■ **Exercise requirements**:
Print the lines of the listing below verbatim from its first line through the line bearing "import * as". Any pictures are to be omitted.

■ **Supplied data**:

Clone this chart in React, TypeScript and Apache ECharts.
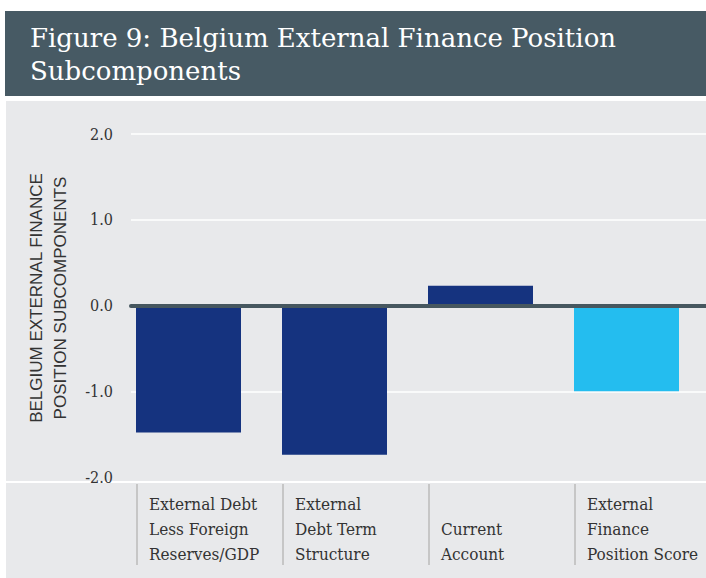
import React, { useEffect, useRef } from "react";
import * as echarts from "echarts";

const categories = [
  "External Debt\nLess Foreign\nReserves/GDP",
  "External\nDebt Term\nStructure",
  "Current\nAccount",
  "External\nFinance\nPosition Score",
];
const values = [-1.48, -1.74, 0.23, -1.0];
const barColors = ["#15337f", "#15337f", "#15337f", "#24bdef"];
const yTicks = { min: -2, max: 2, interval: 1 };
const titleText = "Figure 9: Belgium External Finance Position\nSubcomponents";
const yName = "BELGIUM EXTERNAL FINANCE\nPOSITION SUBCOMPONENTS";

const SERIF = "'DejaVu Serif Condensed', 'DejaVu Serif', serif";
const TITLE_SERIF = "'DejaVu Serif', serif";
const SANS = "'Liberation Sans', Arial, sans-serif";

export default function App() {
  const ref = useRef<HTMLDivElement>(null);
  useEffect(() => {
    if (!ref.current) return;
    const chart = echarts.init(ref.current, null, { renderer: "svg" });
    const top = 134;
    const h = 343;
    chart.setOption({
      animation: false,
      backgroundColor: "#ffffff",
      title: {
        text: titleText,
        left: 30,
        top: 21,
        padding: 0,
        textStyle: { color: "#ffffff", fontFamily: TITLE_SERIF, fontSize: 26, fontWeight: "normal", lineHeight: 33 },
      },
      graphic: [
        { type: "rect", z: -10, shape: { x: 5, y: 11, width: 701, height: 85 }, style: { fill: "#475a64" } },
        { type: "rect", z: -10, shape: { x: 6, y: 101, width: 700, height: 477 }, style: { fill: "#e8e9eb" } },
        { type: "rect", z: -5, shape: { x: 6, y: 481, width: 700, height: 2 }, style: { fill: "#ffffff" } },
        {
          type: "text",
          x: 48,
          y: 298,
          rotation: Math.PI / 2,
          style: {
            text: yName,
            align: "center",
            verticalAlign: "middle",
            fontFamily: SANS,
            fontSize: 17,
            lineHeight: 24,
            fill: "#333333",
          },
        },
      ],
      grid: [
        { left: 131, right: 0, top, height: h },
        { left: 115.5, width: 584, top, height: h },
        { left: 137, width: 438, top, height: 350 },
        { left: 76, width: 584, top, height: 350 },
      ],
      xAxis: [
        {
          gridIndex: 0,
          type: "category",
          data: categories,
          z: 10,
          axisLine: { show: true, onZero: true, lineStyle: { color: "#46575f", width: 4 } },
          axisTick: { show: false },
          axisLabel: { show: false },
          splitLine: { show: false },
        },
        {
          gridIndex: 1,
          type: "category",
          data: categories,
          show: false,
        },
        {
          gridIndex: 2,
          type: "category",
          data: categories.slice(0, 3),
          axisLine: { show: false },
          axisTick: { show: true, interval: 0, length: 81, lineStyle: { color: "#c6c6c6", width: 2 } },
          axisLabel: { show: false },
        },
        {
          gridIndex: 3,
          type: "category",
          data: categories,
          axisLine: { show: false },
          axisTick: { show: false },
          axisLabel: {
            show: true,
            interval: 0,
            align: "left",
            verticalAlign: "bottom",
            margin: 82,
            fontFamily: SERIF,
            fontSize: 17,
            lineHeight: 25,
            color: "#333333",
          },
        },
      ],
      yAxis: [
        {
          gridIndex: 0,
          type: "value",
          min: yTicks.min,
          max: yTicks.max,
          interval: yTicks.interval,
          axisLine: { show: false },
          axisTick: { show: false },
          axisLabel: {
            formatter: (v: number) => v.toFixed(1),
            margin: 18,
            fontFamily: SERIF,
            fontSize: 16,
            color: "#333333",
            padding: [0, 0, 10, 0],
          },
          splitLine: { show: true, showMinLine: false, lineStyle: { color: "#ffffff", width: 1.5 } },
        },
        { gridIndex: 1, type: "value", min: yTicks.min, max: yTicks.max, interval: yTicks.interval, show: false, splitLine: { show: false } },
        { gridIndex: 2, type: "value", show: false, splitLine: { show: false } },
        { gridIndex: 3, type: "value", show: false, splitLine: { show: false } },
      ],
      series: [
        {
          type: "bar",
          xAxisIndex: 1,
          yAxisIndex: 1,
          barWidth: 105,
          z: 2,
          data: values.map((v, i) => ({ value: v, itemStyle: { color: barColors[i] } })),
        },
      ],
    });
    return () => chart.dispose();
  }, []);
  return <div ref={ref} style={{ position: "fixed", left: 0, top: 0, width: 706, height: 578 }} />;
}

■ **Solution**:
Clone this chart in React, TypeScript and Apache ECharts.
import React, { useEffect, useRef } from "react";
import * as echarts from "echarts";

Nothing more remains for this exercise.